FARMINGTON — Selectmen Tuesday night approved using $5,000 for a pre-engineering report for rebuilding a bridge in West Farmington.

The money will come from the Rail Trail Bridge Reserve Account.

The railroad bridge that allowed snowmobile travel across the Sandy River was removed several years ago. Since then the town, Androscoggin Valley Council of Government and the state have looked at ways to replace it. A study in the early 2000s estimated the cost at $1.6 million.

A new way is being looked at for crossing that span, Town Manager Christian Waller said.

A federal tourism grant being worked on requires a $15,000 pre-engineering report, High Peaks Alliance Executive Director Brent West said, and $5,000 each has been secured for the report through snowmobile clubs and a personal donation, he noted.

If approved, the tourism grant can cover upwards of 80% of construction costs, West said.


“Eventually there would be a need for state, local or a combination for a 20% match,” he said. The person donating the $5,000 has indicated a willingness to donate substantially towards the match once the total cost is known, he said.

The bridge would be cable stayed, similar to a suspension bridge in that it’s free span and wouldn’t need the center pier. That would alleviate some of the issues with permitting, going in the Sandy River, West said.

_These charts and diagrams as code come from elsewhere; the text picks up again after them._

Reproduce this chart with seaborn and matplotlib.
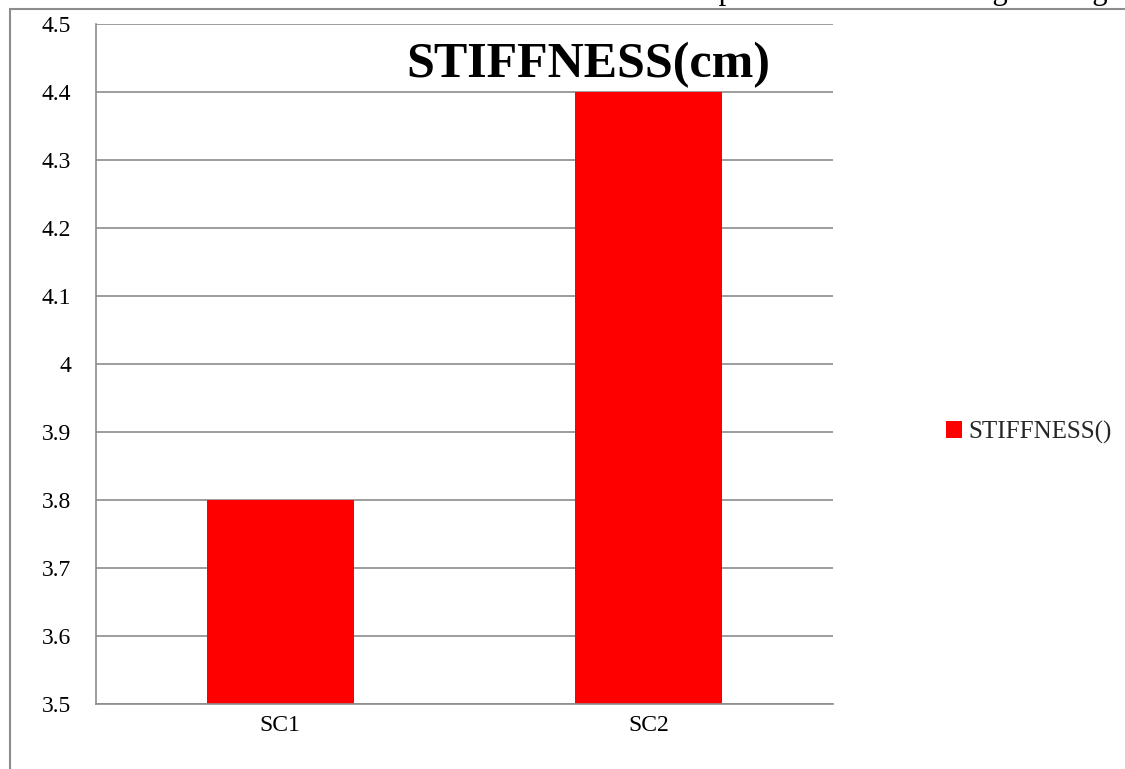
import matplotlib
matplotlib.use("Agg")
import matplotlib.pyplot as plt
import seaborn as sns
import pandas as pd
from matplotlib.lines import Line2D
from matplotlib.patches import Rectangle

categories = ["SC1", "SC2"]
stiffness = [3.8, 4.4]
series_name = "STIFFNESS()"
y_ticks = [3.5, 3.6, 3.7, 3.8, 3.9, 4.0, 4.1, 4.2, 4.3, 4.4, 4.5]
y_labels = ["3.5", "3.6", "3.7", "3.8", "3.9", "4", "4.1", "4.2", "4.3", "4.4", "4.5"]

sns.set_theme(style="white")
plt.rcParams["font.family"] = ["Liberation Serif", "DejaVu Serif"]

df = pd.DataFrame({"cat": categories, "val": stiffness, "series": series_name})

fig = plt.figure(figsize=(11.25, 7.69), dpi=100)
ax = fig.add_axes([96 / 1125, 1 - 704 / 769, (833 - 96) / 1125, (704 - 24) / 769])

grid_c = "#8c8c8c"
sns.barplot(data=df, x="cat", y="val", hue="series", palette=["#ff0000"],
            width=0.4, ax=ax, legend=False, saturation=1, linewidth=0)

ax.set_ylim(3.5, 4.5)
ax.set_xlim(-0.5, 1.5)
ax.set_yticks(y_ticks)
ax.set_yticklabels(y_labels, fontsize=17)
ax.set_xticks([0, 1])
ax.set_xticklabels(categories, fontsize=17)
ax.set_xlabel("")
ax.set_ylabel("")
ax.yaxis.grid(True, color=grid_c, linewidth=1.2)
ax.set_axisbelow(True)

for s in ["top", "right"]:
    ax.spines[s].set_visible(False)
for s in ["left", "bottom"]:
    ax.spines[s].set_color(grid_c)
    ax.spines[s].set_linewidth(1.2)

# tick marks: y ticks outward, x ticks between categories
ax.tick_params(axis="y", direction="out", length=6, color=grid_c, width=1.2,
               pad=12, labelcolor="black")
ax.tick_params(axis="x", length=0, pad=8, labelcolor="black")
ax.set_xticks([-0.5, 0.5, 1.5], minor=True)
ax.tick_params(axis="x", which="minor", direction="out", length=6, color=grid_c, width=1.2)

ax.text(0.668, 0.922, "STIFFNESS(cm)", transform=ax.transAxes, ha="center", va="baseline",
        fontsize=36, fontweight="bold", color="black")

# legend entry
handle = Rectangle((0, 0), 1, 1, facecolor="#ff0000", edgecolor="none")
fig.legend([handle], [series_name], loc="center left",
           bbox_to_anchor=(933 / 1125, 1 - 432 / 769), frameon=False,
           fontsize=18, handlelength=0.65, handleheight=0.65, handletextpad=0.25,
           borderpad=0)

# chart frame and page header rule
fig.add_artist(Line2D([10 / 1125, 10 / 1125], [0, 1 - 9 / 769], color=grid_c, linewidth=1.5))
fig.add_artist(Line2D([10 / 1125, 1], [1 - 9 / 769, 1 - 9 / 769], color=grid_c, linewidth=1.5))
fig.text(683 / 1125, 1 + 1 / 769, "Department of Textile Engineering", fontsize=22,
         ha="left", va="baseline", color="black")

fig.savefig("out.png", dpi=100)
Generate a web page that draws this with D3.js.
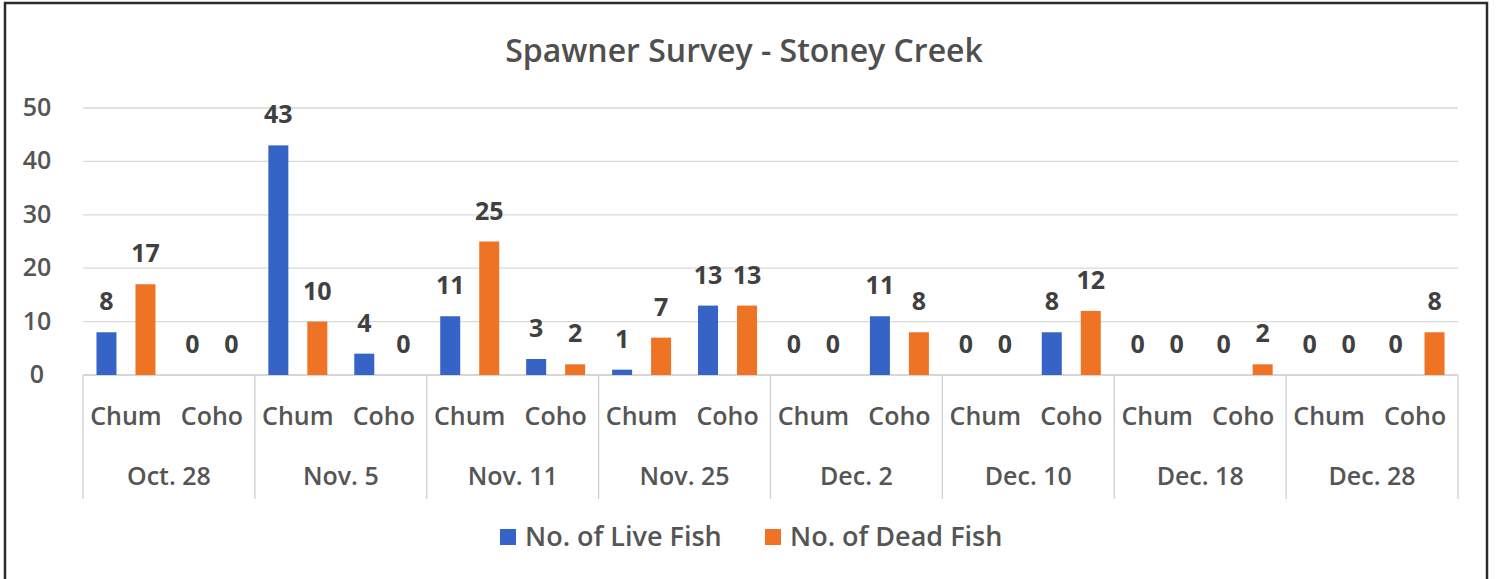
<!DOCTYPE html>
<html><head><meta charset="utf-8">
<script src="https://cdn.jsdelivr.net/npm/d3@7/dist/d3.min.js"></script>
<style>
html,body{margin:0;padding:0;background:#fff;}
svg text{font-family:"Open Sans","Noto Sans",sans-serif;}
</style></head>
<body><svg id="c" width="1496" height="579"></svg>
<script>
const dates = ["Oct. 28","Nov. 5","Nov. 11","Nov. 25","Dec. 2","Dec. 10","Dec. 18","Dec. 28"];
const species = ["Chum","Coho"];
const seriesNames = ["No. of Live Fish","No. of Dead Fish"];
// values in order: for each date, Chum then Coho
const liveFish = [8,0, 43,4, 11,3, 1,13, 0,11, 0,8, 0,0, 0,0];
const deadFish = [17,0, 10,0, 25,2, 7,13, 0,8, 0,12, 0,2, 0,8];
const yTicks = [0,10,20,30,40,50];
const colors = ["#3563C6","#EE7324"];

(function(){
const svg = d3.select("#c");
svg.append("rect").attr("x",5).attr("y",3).attr("width",1482).attr("height",590)
  .attr("fill","#fff").attr("stroke","#2b2b2b").attr("stroke-width",2.5);

const pL=83, pR=1458, pT=108, pB=375;
const y = d3.scaleLinear().domain([0,50]).range([pB,pT]);
const x0 = d3.scaleBand().domain(dates).range([pL,pR]).padding(0);
const x1 = d3.scaleBand().domain(species).range([0,x0.bandwidth()]).padding(0);

// title
svg.append("text").attr("x",744).attr("y",62).attr("text-anchor","middle")
  .attr("font-size",32).attr("font-weight",600).attr("fill","#4f4f4f")
  .text("Spawner Survey - Stoney Creek");

// gridlines
svg.append("g").selectAll("line").data(yTicks).join("line")
  .attr("x1",pL).attr("x2",pR).attr("y1",d=>y(d)).attr("y2",d=>y(d))
  .attr("stroke",d=>d===0?"#c8c8c8":"#d9d9d9").attr("stroke-width",1.3);

// y labels
svg.append("g").selectAll("text").data(yTicks).join("text")
  .attr("x",37).attr("y",d=>y(d)+8).attr("text-anchor","middle")
  .attr("font-size",25).attr("font-weight",600).attr("fill","#555")
  .text(d=>d);

// bars
const rows=[];
dates.forEach((d,i)=>species.forEach((s,j)=>{
  const k=i*2+j;
  rows.push({date:d,sp:s,series:seriesNames[0],v:liveFish[k],c:colors[0]});
  rows.push({date:d,sp:s,series:seriesNames[1],v:deadFish[k],c:colors[1]});
}));
const bw = 20;
const cx = r => x0(r.date)+x1(r.sp)+x1.bandwidth()/2 + (r.series===seriesNames[0]?-19.5:19.5);
svg.append("g").selectAll("rect").data(rows).join("rect")
  .attr("x",r=>cx(r)-bw/2).attr("width",bw)
  .attr("y",r=>y(r.v)).attr("height",r=>y(0)-y(r.v)).attr("fill",r=>r.c);
svg.append("g").selectAll("text").data(rows).join("text")
  .attr("x",cx).attr("y",r=>y(r.v)-22).attr("text-anchor","middle")
  .attr("font-size",25).attr("font-weight",700).attr("fill","#404040")
  .text(r=>r.v);

// category axis
const sepX = dates.map(d=>x0(d)).concat([pR]);
svg.append("g").selectAll("line").data(sepX).join("line")
  .attr("x1",d=>d).attr("x2",d=>d).attr("y1",pB).attr("y2",499)
  .attr("stroke","#d0d0d0").attr("stroke-width",1.3);
const subs=[];
dates.forEach(d=>species.forEach(s=>subs.push({d,s})));
svg.append("g").selectAll("text").data(subs).join("text")
  .attr("x",o=>x0(o.d)+x1(o.s)+x1.bandwidth()/2).attr("y",425)
  .attr("text-anchor","middle").attr("font-size",25).attr("font-weight",600).attr("fill","#555")
  .text(o=>o.s);
svg.append("g").selectAll("text").data(dates).join("text")
  .attr("x",d=>x0(d)+x0.bandwidth()/2).attr("y",485)
  .attr("text-anchor","middle").attr("font-size",25).attr("font-weight",600).attr("fill","#555")
  .text(d=>d);

// legend
const lg = svg.append("g");
const legX=[500,765];
seriesNames.forEach((n,i)=>{
  lg.append("rect").attr("x",legX[i]).attr("y",529).attr("width",16).attr("height",16).attr("fill",colors[i]);
  lg.append("text").attr("x",legX[i]+25).attr("y",546).attr("font-size",27).attr("font-weight",600)
    .attr("fill","#555").text(n);
});
})();
</script></body></html>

“I’d love to see that span put back together,” Selectman Stephan Bunker said, adding that increased business in town and getting snowmobiles off Center Bridge were positives. “Between the southern end of the county and the northern end, this is the missing link. It would improve movement in both directions.”

“A lot of snowmobilers bypass Farmington as it’s difficult to navigate,” West said.

Approaching the county and other towns for collaborations was suggested by Bunker. They are trying to set priorities on how to use coronavirus relief funds, he said.

“It really is a regional project, (and) will have a big impact on the downtown,” West said. He plans to connect with all the affected towns, he said.


All of the opportunities that could arise from better connectivity with the downtown, help for University of Maine at Farmington, it would be a draw regionally for sure, West said. The congressional delegation has been approached regarding other federal funding should the grant not work out, he noted.

“I’m in full support of this,” Selectman Scott Landry, who is also treasurer of High Peaks Alliance, said. “It’s been a topic of discussion a long time to bring the whole county together. People in Wilton and Jay are excited. It will help them.”

The connection to Titcomb Mountain would be good for bikers, West said.

“Recreational visitors generally have disposable income,” he noted. “When traveling they’re spending money, shopping.”